Si je me mesure tout le temps par rapport à vous, faisant des efforts pour être à votre image, je me nie moi-même, donc, je crée une illusion. Lorsque je comprends que toute comparaison, quelle qu'elle soit, ne peut que conduire vers de nouvelles illusions et de nouveaux maux, j'élimine complètement cette façon de penser, tout comme j'élimine l'analyse psychologique, l'étude de moi-même morceau par morceau, ou mon identification avec quelque chose d'extérieur à moi, une idéologie, un Sauveur, l'État.
Lorsque je vois que tous ces processus ne mènent qu'à intensifier des conformismes, c'est-à-dire des conflits, je les écarte résolument. Alors je ne suis plus dans un esprit de recherche et c'est cela qu'il est important de comprendre: je ne tâtonne plus, je ne cherche plus, je ne consulte plus personne. Ce n'est pas que je sois satisfait des choses telles qu'elles sont, mais je ne suis plus encombré d'illusions, et lorsque l'esprit s'est ainsi affranchi, il peut se mouvoir dans une tout autre dimension.
La dimension dans laquelle nous vivons habituellement, cette vie quotidienne faite de douleur, de plaisir et de crainte, nous a conditionné l'esprit, a limité sa nature, et lorsque cette douleur, ce plaisir et cette crainte ont disparu (ce qui ne veut pas dire que l'on soit sans joie: la joie est tout autre chose que le plaisir), l'esprit peut alors fonctionner dans une dimension où n'existe aucun conflit, aucun sens de séparation entre le moi et « l'autre ».

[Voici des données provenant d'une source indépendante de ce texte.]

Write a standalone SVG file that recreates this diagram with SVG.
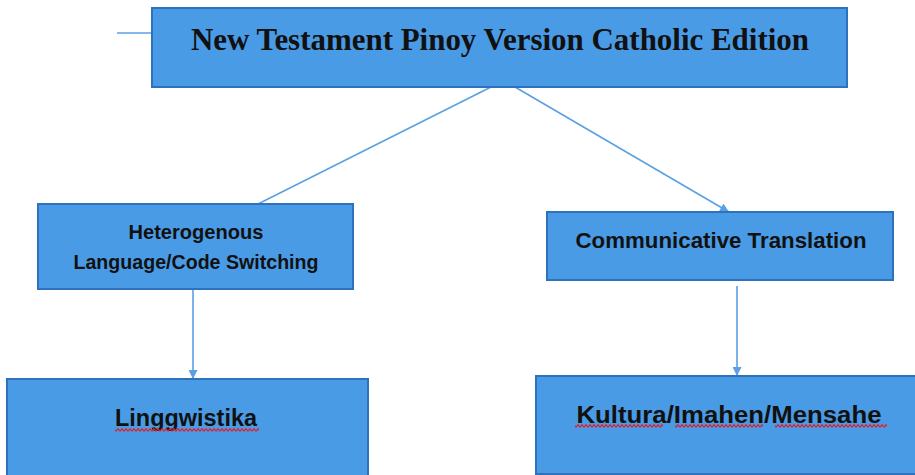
<svg xmlns="http://www.w3.org/2000/svg" width="915" height="475" viewBox="0 0 915 475">
<style>
.box{fill:#4a9be5;stroke:#2e72bd;stroke-width:2}
.conn{stroke:#5ba0e3;stroke-width:1.6;fill:none}
.t{font-family:"Liberation Sans",Arial,sans-serif;font-weight:bold;fill:#111;text-anchor:middle}
.title{font-family:"Liberation Serif","Times New Roman",serif;font-weight:bold;fill:#111;text-anchor:middle;font-size:30.5px}
.sq{fill:url(#wave)}
</style>
<defs>
<marker id="arr" viewBox="0 0 10 10" refX="10" refY="5" markerWidth="10" markerHeight="9" markerUnits="userSpaceOnUse" orient="auto">
<path d="M0,0 L10,5 L0,10 Z" fill="#5ba0e3"/>
</marker>
<pattern id="wave" patternUnits="userSpaceOnUse" x="0" y="0" width="4" height="4">
<path d="M0,3.3 L2,0.7 L4,3.3" fill="none" stroke="#e0202a" stroke-width="1.2"/>
</pattern>
</defs>
<g id="connectors">
<line class="conn" x1="117" y1="33" x2="152" y2="33"/>
<line class="conn" x1="493" y1="86" x2="258" y2="204"/>
<line class="conn" x1="515" y1="87" x2="729" y2="212" marker-end="url(#arr)"/>
<line class="conn" x1="193" y1="290" x2="193" y2="379" marker-end="url(#arr)"/>
<line class="conn" x1="737" y1="286" x2="737" y2="376" marker-end="url(#arr)"/>
</g>
<g id="top">
<rect class="box" x="152" y="8" width="695" height="79"/>
<text class="title" x="500" y="50" textLength="618" lengthAdjust="spacingAndGlyphs">New Testament Pinoy Version Catholic Edition</text>
</g>
<g id="hetero">
<rect class="box" x="38" y="204" width="315" height="85"/>
<text class="t" x="196" y="239" font-size="19.5" textLength="135" lengthAdjust="spacingAndGlyphs">Heterogenous</text>
<text class="t" x="196" y="269" font-size="19.5" textLength="245" lengthAdjust="spacingAndGlyphs">Language/Code Switching</text>
</g>
<g id="communicative">
<rect class="box" x="547" y="212" width="346" height="68"/>
<text class="t" x="721" y="248" font-size="21.5" textLength="291" lengthAdjust="spacingAndGlyphs">Communicative Translation</text>
</g>
<g id="linggwistika">
<rect class="box" x="7" y="379" width="361" height="100"/>
<text class="t" x="186" y="426" font-size="23" textLength="142" lengthAdjust="spacingAndGlyphs">Linggwistika</text>
<rect class="sq" x="115" y="428" width="144" height="4"/>
</g>
<g id="kultura">
<rect class="box" x="536" y="376" width="384" height="98"/>
<text class="t" x="729" y="423" font-size="23" textLength="305" lengthAdjust="spacingAndGlyphs">Kultura/Imahen/Mensahe</text>
<rect class="sq" x="575" y="424" width="88" height="4"/>
<rect class="sq" x="675" y="424" width="88" height="4"/>
<rect class="sq" x="775" y="424" width="112" height="4"/>
</g>
</svg>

Sur le plan verbal nous ne pouvons aller que jusque-là, Ce qui est au-delà ne peut pas être mis en mots car le mot n'est pas la chose. Jusque-là, nous pouvons décrire, expliquer, mais aucun mot, aucune explication ne peuvent ouvrir la porte. Ce qui ouvrira la porte, c'est notre lucidité quotidienne, notre attention ; c'est la perception aiguë de ce que nous disons, de comment nous parlons, marchons, pensons.

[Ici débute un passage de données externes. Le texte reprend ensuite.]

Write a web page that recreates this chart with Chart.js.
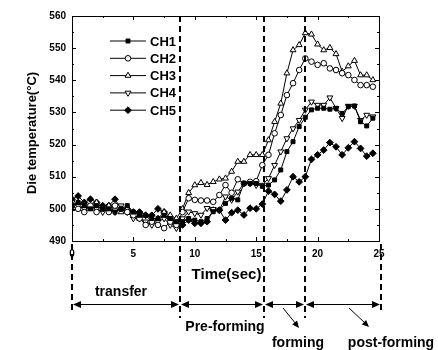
<!DOCTYPE html>
<html>
<head>
<meta charset="utf-8">
<script src="https://cdn.jsdelivr.net/npm/chart.js@4.4.0/dist/chart.umd.min.js"></script>
<style>
    html, body { margin: 0; padding: 0; background: #fff; }
</style>
</head>
<body>
<canvas id="dieTempChart" width="438" height="350"></canvas>
<script>
// Time axis (sec)
var times = [0, 0.5, 1, 1.5, 2, 2.5, 3, 3.5, 4, 4.5, 5, 5.5, 6, 6.5, 7, 7.5, 8, 8.5,
    9, 9.5, 10, 10.5, 11, 11.5, 12, 12.5, 13, 13.5, 14, 14.5, 15, 15.5, 16, 16.5,
    17, 17.5, 18, 18.5, 19, 19.5, 20, 20.5, 21, 21.5, 22, 22.5, 23, 23.5, 24, 24.5];

// Die temperature per channel (°C)
var ch1 = [501, 502, 501, 500, 501, 500, 500, 499, 500, 501, 499, 498, 498, 497, 497, 498, 497, 496,
    496, 497, 496.5, 496, 497, 499.1, 499.6, 501.7, 503.3, 502.8, 507.9, 507.9, 507.9, 507, 507.4, 509,
    512.1, 517.8, 520.9, 525.6, 528.5, 530.8, 531.3, 531.3, 531, 531.3, 529.7, 531.8, 532, 527.1, 525.8, 528.2];
var ch2 = [501, 500, 499, 501, 499, 500, 499, 501, 500, 499, 498, 497, 495, 496, 495, 494, 496, 495,
    499, 503.3, 502.8, 502.6, 502.6, 502.2, 504.3, 507.4, 505, 509.2, 507.9, 508.4, 508.6, 513.6, 516.8, 523.5,
    529.2, 535.4, 539.1, 543.2, 546.8, 545.8, 544.8, 545.3, 543.7, 543.2, 542.2, 541.6, 540.1, 538.5, 538.5, 538];
var ch3 = [500, 502, 501, 500, 502, 500, 501, 500, 499, 500, 498, 497, 498, 496, 497, 499, 498, 497,
    500, 505, 507.4, 508.1, 507.5, 508.4, 509.2, 509.5, 511.6, 514.7, 514.7, 516.8, 516.8, 516.8, 521.4, 527.1,
    532.8, 542.2, 549.4, 551, 554.7, 554.3, 551.2, 549.4, 550.1, 548.2, 542.7, 544.4, 546.1, 541.6, 541.6, 540.1];
var ch4 = [502, 501, 500, 501, 500, 499, 500, 499, 501, 499, 497, 497, 496, 495, 496, 497, 495, 494,
    497, 499.1, 498.6, 498.1, 500.2, 499.9, 499.5, 503.8, 502.8, 505.3, 507.9, 507.9, 507.4, 507.4, 509.5, 513.6,
    517.8, 521.9, 525, 527.6, 530.8, 533.3, 532.3, 532.3, 534.6, 531.3, 528.2, 532, 532, 527.6, 529.2, 528.7];
var ch5 = [503, 504, 502, 503, 502, 501, 501, 503, 500, 500, 499, 499, 498, 498, 500, 499, 497, 496,
    495, 496.5, 495.5, 495.5, 496, 499.6, 499.6, 496.5, 498.8, 499.6, 498.1, 500.2, 500, 501.5, 505.5, 504.5,
    502.4, 505.9, 510, 508.4, 510, 515.4, 516.8, 518.3, 520.6, 519.3, 516.8, 519, 520.9, 518.8, 516.4, 517.3];

var channelLabels = ['CH1', 'CH2', 'CH3', 'CH4', 'CH5'];

// Process stages, boundaries in seconds
var phaseBounds = [0, 8.8, 15.6, 19.0, 25.2];
var phaseLabels = ['transfer', 'Pre-forming', 'forming', 'post-forming'];

var yTicks = [490, 500, 510, 520, 530, 540, 550, 560];
var xTicks = [0, 5, 10, 15, 20, 25];

var markers = [
    { style: 'rect', rot: 0, r: 2.8, fill: '#000' },
    { style: 'circle', rot: 0, r: 2.8, fill: '#fff' },
    { style: 'triangle', rot: 0, r: 3.4, fill: '#fff' },
    { style: 'triangle', rot: 180, r: 3.4, fill: '#fff' },
    { style: 'rectRot', rot: 0, r: 3.4, fill: '#000' }
];

function toPoints(vals) {
    return vals.map(function (v, i) { return { x: times[i], y: v }; });
}

var datasets = [ch1, ch2, ch3, ch4, ch5].map(function (vals, i) {
    var m = markers[i];
    return {
        label: channelLabels[i],
        data: toPoints(vals),
        borderColor: '#000',
        borderWidth: 1,
        pointStyle: m.style,
        pointRotation: m.rot,
        pointRadius: m.r,
        pointBackgroundColor: m.fill,
        pointBorderColor: '#000',
        pointBorderWidth: 1,
        tension: 0,
        fill: false
    };
});

function line(ctx, x1, y1, x2, y2) {
    ctx.beginPath();
    ctx.moveTo(x1, y1);
    ctx.lineTo(x2, y2);
    ctx.stroke();
}

function arrowHead(ctx, x, y, angle, size) {
    ctx.save();
    ctx.translate(x, y);
    ctx.rotate(angle);
    ctx.beginPath();
    ctx.moveTo(0, 0);
    ctx.lineTo(-size, -size * 0.45);
    ctx.lineTo(-size, size * 0.45);
    ctx.closePath();
    ctx.fill();
    ctx.restore();
}

// frame, inward ticks, stage markers, legend and texts
var decorPlugin = {
    id: 'decor',
    afterDatasetsDraw: function (chart) {
        var ctx = chart.ctx, a = chart.chartArea;
        var xs = chart.scales.x, ys = chart.scales.y;
        ctx.save();
        ctx.strokeStyle = '#000';
        ctx.fillStyle = '#000';
        ctx.lineWidth = 1;
        ctx.strokeRect(a.left + 0.5, a.top + 0.5, a.right - a.left, a.bottom - a.top);

        // y ticks (major + minor) on both sides
        for (var i = 0; i < yTicks.length; i++) {
            var y = Math.round(ys.getPixelForValue(yTicks[i])) + 0.5;
            line(ctx, a.left, y, a.left + 4, y);
            line(ctx, a.right, y, a.right - 4, y);
            if (i < yTicks.length - 1) {
                var ym = Math.round(ys.getPixelForValue((yTicks[i] + yTicks[i + 1]) / 2)) + 0.5;
                line(ctx, a.left, ym, a.left + 2, ym);
                line(ctx, a.right, ym, a.right - 2, ym);
            }
        }
        for (var j = 0; j < xTicks.length; j++) {
            var x = Math.round(xs.getPixelForValue(xTicks[j])) + 0.5;
            line(ctx, x, a.bottom, x, a.bottom - 4);
            line(ctx, x, a.top, x, a.top + 4);
            if (j < xTicks.length - 1) {
                var xm = Math.round(xs.getPixelForValue((xTicks[j] + xTicks[j + 1]) / 2)) + 0.5;
                line(ctx, xm, a.bottom, xm, a.bottom - 2);
                line(ctx, xm, a.top, xm, a.top + 2);
            }
        }

        // dashed stage boundaries
        ctx.lineWidth = 2;
        ctx.setLineDash([6, 4]);
        var bx = phaseBounds.map(function (t) { return Math.round(xs.getPixelForValue(t)); });
        for (var k = 0; k < bx.length; k++) {
            var inner = k > 0 && k < bx.length - 1;
            line(ctx, bx[k], inner ? a.top : a.bottom + 3, bx[k], inner ? 318 : 314);
        }
        ctx.setLineDash([]);

        // double arrows between boundaries
        ctx.lineWidth = 1;
        var ay = 304.5;
        for (var p = 0; p < bx.length - 1; p++) {
            var x0 = bx[p] + 1, x1 = bx[p + 1] - 1;
            line(ctx, x0 + 4, ay, x1 - 4, ay);
            arrowHead(ctx, x0, ay, Math.PI, 8);
            arrowHead(ctx, x1, ay, 0, 8);
        }
        // pointer arrows for the short stages
        line(ctx, 283, 308, 296, 324);
        arrowHead(ctx, 299, 328, Math.atan2(20, 16), 7);
        line(ctx, 349, 308, 365, 323);
        arrowHead(ctx, 369, 327, Math.atan2(19, 20), 7);

        // texts
        ctx.textAlign = 'center';
        ctx.textBaseline = 'middle';
        ctx.font = 'bold 15px "Liberation Sans", Arial, sans-serif';
        ctx.fillText('Time(sec)', (a.left + a.right) / 2 + 1, 275);
        ctx.font = 'bold 14px "Liberation Sans", Arial, sans-serif';
        ctx.fillText(phaseLabels[0], 121, 292);
        ctx.fillText(phaseLabels[1], 225, 327);
        ctx.fillText(phaseLabels[2], 298, 343);
        ctx.fillText(phaseLabels[3], 391, 343);

        ctx.save();
        ctx.translate(32, 133);
        ctx.rotate(-Math.PI / 2);
        ctx.font = 'bold 13px "Liberation Sans", Arial, sans-serif';
        ctx.fillText('Die temperature(°C)', 0, 0);
        ctx.restore();

        // legend inside the plot
        ctx.textAlign = 'left';
        ctx.font = 'bold 13px "Liberation Sans", Arial, sans-serif';
        chart.data.datasets.forEach(function (ds, i) {
            var ly = 41 + i * 17.3;
            ctx.strokeStyle = '#000';
            ctx.lineWidth = 1;
            line(ctx, 110, ly, 146, ly);
            ctx.fillStyle = ds.pointBackgroundColor;
            Chart.helpers.drawPoint(ctx, {
                pointStyle: ds.pointStyle,
                rotation: ds.pointRotation,
                radius: ds.pointRadius,
                borderWidth: 1
            }, 128, ly);
            ctx.fillStyle = '#000';
            ctx.fillText(ds.label, 150, ly + 1);
        });
        ctx.restore();
    }
};

var ctx = document.getElementById('dieTempChart').getContext('2d');
var dieTempChart = new Chart(ctx, {
    type: 'line',
    data: { datasets: datasets },
    options: {
        responsive: false,
        animation: false,
        layout: { padding: { top: 16, right: 59, left: 0, bottom: 0 } },
        plugins: {
            legend: { display: false },
            tooltip: { enabled: false }
        },
        scales: {
            x: {
                type: 'linear',
                min: 0,
                max: 25,
                grid: { display: false, drawTicks: false },
                border: { display: false },
                afterFit: function (scale) { scale.height = 109; },
                afterBuildTicks: function (scale) {
                    scale.ticks = xTicks.map(function (v) { return { value: v }; });
                },
                ticks: {
                    color: '#000',
                    padding: 7,
                    maxRotation: 0,
                    autoSkip: false,
                    font: { family: '"Liberation Sans", Arial, sans-serif', size: 10, weight: 'bold' }
                }
            },
            y: {
                min: 490,
                max: 560,
                grid: { display: false, drawTicks: false },
                border: { display: false },
                afterFit: function (scale) { scale.width = 72; },
                afterBuildTicks: function (scale) {
                    scale.ticks = yTicks.map(function (v) { return { value: v }; });
                },
                ticks: {
                    color: '#000',
                    padding: 6,
                    font: { family: '"Liberation Sans", Arial, sans-serif', size: 10, weight: 'bold' }
                }
            }
        }
    },
    plugins: [decorPlugin]
});
</script>
</body>
</html>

Cela peut se comparer au fait de nettoyer une chambre et de la tenir en ordre. Mettre de l'ordre dans la chambre est important dans un certain sens, mais, en un autre sens, n'a aucune espèce d'importance, car l'ordre, pour nécessaire qu'il soit, n'ouvrira ni la porte ni la fenêtre. Ce n'est pas non plus votre volition, votre désir qui l'ouvriront. Et vous ne pouvez inviter personne à le faire pour vous.

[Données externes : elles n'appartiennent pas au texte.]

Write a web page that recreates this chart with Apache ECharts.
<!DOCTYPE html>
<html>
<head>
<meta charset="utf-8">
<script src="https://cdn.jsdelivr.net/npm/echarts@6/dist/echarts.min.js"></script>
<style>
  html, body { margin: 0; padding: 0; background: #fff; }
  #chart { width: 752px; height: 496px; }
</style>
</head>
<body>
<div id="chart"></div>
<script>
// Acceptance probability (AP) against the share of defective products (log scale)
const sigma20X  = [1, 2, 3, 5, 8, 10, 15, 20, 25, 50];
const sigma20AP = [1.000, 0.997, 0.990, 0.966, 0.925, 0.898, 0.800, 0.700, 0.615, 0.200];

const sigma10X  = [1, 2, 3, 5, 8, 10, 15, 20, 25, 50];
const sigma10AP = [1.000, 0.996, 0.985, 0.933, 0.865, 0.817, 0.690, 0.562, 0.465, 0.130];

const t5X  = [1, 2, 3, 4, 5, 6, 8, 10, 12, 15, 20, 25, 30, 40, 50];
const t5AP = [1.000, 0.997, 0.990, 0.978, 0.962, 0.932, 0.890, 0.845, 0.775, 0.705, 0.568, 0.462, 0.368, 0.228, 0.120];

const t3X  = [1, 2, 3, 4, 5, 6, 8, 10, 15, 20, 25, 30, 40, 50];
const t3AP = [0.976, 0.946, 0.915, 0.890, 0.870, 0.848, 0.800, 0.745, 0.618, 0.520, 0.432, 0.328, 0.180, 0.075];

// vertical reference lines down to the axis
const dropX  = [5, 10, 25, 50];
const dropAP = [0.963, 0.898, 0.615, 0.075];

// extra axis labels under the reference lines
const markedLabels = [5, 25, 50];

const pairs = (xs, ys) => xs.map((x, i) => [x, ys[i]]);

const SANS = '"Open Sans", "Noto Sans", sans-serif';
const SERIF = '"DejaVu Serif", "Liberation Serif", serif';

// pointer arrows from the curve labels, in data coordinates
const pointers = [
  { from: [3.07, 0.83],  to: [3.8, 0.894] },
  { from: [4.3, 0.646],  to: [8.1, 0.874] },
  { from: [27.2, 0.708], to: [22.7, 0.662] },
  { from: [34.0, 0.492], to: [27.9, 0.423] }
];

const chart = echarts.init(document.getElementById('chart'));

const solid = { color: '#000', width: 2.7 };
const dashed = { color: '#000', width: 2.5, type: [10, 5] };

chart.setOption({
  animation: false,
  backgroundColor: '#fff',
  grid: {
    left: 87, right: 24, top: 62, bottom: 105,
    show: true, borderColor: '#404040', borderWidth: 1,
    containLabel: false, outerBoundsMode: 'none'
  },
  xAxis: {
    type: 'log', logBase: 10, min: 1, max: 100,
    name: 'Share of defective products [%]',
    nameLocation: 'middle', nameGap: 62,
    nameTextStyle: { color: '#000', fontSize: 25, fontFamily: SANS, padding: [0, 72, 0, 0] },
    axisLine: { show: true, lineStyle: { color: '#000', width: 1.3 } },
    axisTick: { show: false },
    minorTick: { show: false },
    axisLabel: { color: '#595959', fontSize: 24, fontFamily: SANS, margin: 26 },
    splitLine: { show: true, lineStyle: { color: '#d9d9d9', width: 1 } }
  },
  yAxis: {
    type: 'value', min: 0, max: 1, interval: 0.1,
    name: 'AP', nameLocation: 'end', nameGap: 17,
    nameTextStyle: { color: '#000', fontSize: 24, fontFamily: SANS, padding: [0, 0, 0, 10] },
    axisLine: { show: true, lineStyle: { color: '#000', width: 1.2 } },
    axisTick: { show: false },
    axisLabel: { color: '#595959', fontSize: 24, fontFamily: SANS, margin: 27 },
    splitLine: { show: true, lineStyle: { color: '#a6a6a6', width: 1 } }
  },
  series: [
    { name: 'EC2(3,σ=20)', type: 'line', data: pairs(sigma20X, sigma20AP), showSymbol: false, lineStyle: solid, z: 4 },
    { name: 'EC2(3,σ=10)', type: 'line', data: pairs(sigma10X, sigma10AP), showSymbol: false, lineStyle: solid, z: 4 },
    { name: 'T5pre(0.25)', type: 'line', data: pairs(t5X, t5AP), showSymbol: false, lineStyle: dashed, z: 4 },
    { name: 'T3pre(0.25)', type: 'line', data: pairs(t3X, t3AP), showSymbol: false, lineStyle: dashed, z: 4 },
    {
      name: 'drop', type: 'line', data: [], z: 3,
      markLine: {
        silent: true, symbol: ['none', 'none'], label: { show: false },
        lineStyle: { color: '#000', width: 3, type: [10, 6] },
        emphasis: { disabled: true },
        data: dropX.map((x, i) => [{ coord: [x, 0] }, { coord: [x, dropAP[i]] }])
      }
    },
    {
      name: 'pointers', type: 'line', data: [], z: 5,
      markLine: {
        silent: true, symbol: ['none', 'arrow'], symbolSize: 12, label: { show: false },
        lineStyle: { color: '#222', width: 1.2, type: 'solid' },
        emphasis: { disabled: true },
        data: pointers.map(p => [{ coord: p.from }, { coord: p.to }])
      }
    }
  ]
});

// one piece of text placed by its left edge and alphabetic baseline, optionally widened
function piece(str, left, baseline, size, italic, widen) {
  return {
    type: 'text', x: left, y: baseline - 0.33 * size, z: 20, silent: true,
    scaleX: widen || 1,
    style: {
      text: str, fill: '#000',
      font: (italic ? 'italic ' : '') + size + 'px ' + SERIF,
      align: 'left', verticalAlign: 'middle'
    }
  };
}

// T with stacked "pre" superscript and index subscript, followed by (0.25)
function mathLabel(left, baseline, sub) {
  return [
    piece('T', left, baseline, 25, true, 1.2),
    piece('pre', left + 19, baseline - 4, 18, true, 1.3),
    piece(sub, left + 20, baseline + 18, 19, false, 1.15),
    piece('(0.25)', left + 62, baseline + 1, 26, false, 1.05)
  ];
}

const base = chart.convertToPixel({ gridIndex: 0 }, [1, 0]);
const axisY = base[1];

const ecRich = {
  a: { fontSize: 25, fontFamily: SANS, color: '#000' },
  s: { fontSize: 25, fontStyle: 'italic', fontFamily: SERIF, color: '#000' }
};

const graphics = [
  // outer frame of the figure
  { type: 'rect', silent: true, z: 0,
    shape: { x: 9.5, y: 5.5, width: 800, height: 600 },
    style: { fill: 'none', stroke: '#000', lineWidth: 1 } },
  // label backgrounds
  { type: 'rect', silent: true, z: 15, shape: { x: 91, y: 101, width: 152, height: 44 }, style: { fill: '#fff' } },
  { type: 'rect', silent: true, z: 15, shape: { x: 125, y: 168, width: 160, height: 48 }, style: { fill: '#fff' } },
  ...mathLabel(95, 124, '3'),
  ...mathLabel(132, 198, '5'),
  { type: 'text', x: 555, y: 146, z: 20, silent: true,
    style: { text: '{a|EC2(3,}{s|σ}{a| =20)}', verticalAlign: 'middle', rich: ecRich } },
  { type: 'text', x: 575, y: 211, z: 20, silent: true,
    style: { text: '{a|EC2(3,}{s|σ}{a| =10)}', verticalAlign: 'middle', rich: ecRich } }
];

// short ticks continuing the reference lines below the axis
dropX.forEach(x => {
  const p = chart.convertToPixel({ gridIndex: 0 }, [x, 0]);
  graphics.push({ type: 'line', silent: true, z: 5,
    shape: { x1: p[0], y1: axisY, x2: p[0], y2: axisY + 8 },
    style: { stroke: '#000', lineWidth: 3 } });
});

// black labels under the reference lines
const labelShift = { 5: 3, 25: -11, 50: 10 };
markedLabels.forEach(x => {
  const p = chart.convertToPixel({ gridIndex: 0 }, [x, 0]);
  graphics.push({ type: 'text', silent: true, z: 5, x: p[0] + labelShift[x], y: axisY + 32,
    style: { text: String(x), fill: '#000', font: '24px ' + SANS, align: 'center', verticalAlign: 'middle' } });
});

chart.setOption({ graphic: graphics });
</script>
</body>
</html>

Tout ce que vous pouvez faire, c'est maintenir l'ordre. c'est-à-dire être vertueux pour l'ordre lui-même, non pour ce qu'il pourrait susciter: être sain, rationnel, ordonné. Alors peut-être, avec de la chance, la fenêtre s'ouvrira et la brise pénétrera. Elle pourrait aussi ne pas pénétrer: cela dépendrait de votre état d'esprit.
Et cet état d'esprit ne peut être compris que par vous-mêmes si vous l'observez sans essayer jamais de le façonner, ni de prendre parti, ni de lui résister, et sans jamais acquiescer, justifier, condamner, juger, c'est-à-dire si vous l'observez sans option. Par cette observation impartiale la porte pourra, peut-être, s'ouvrir pour vous, et vous saurez ce qu'est cette dimension en laquelle il n'y a pas de conflits et pas de temps.